Cow16

Filed under: by tamber
19 July 2012 @ 08:02

Since I keep feeling like I should really be adding more content to this blog-thing, I decided I should try to explain the why and wherefore of one of my projects-of-little-purpose.

The project I've chosen, since I seem to be having fun with it, right now (That will probably change, when I start having to work on the boring bits of it, though.), is cow16.

A later post will go into the painfully gritty^W^Wfun of programming it!

I'll start at the beginning, because that seems like a good place to start; it's a fairly crude, horrible mess of a simple toy processor.
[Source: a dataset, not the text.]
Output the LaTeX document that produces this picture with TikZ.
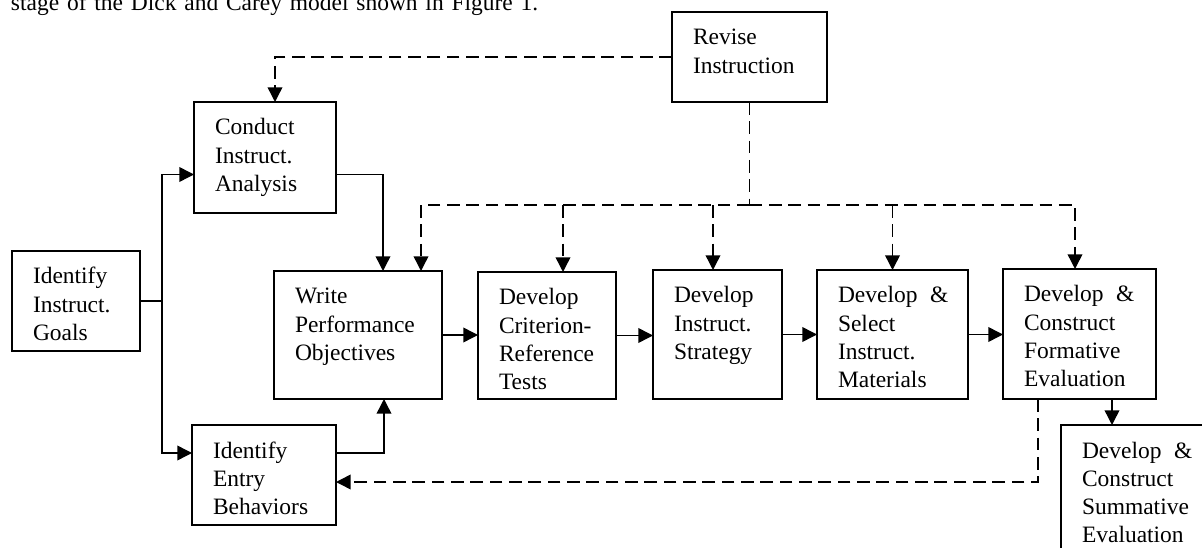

Its design is fairly simple (leaving out how horribly complex it would be to actually implement in hardware; but that's irrelevant, to me.); based around a stack-machine.

3 stacks

By default, they're 10 deep. Nothing I'm likely to do whilst experimenting is likely to run into that limit; but it's easy to increase it later.

5 registers

35 fixed-width not-really-encoded instructions.

Thankfully, they're pretty simple, because all code has to be hand-assembled, at the moment. Writing an assembler, or a compiler, is being left as an exercise for a rainy month sometime after I finish hammering the processor itself into something I'm reasonably happy with.

They're a word wide, the lowest 9 bits specify the opcode (Giving 512 opcodes to play with), and the upper 7 specify a processor type.

"Processor type?"

Yes, a processor type; so that co-processors of different types can be stuck into the system, each interpreting the 512 opcodes differently, and what happens is decided by which processor is selected by the upper 7 bits.

"...stuck into...?"

No, I haven't figured that bit out yet. That's likely to be one of the un-fun things to do. It will most likely be a parallel bus that the word gets shoved down; and each processor masks out instructions that aren't for its type.

Anyway!

A Dash of Memory

It also has 65535 16-bit words of main memory in a flat address space, some of which are eaten up by various little things, which include:

However, the rest of the memory is available for user code and data. A massive 65,272 words. Just imagine the possibilities!

Accessing individual bytes is left as an exercise for the victim^W reader. (Hint: Shifts and XOR. "Not efficient, or easy to use; but it was easy to implement." is our motto here!)

A Pinch of I/O

At the moment, it's really only O. There are two I/O ports, both 16 bits wide ("Because it was easy to implement like that."), that just display in the UI.

The intent is for them to somehow (Yup, another thing I haven't thought out all that much.) be connected to other (external) programs that pretend to be devices. UNIX sockets spring to mind here, but I'm not sure I particularly like that idea; it just seems somewhat overcomplicated. ("Oh, and the rest of this thing isn't?!" Shush.)

The currently implemented UI looks kinda neat when I run the simple I/O test BIOS, though. Blinkenlights! (Even though all it does is increment a counter and write it out to PORT A.)

Incrementing the blinkenlights

Figuring out how to make I/O actually work as I/O is pretty high on my list of things to do. (Mostly because all the fun stuff comes from interacting with the world.)

And a list of bugs longer than my arm

Okay, it's not quite that bad. There are only a few bugs that I've found, and I already have a plan to deal with most of them.

I'm rather surprised there aren't more; but I'm sure I'll find some when I try to do anything interesting with it.

...

Large chunks of the spec have now managed to become stable enough that they can be almost relied upon not to be changed; the list of opcodes, for example.

And, probably, the memory map; but don't quote me on that bit. It's my toy project, I make no promises about stability, and reserve the right to make massive changes (Like how I just rewrote it from the ground up to get cow16) with little to no notice.

If you don't like it, go write your own. In fact, go write your own anyway; it's fun. (Most of the time. Except when you have to sit and think through the hard bits that are blocking you from playing with the fun bits.)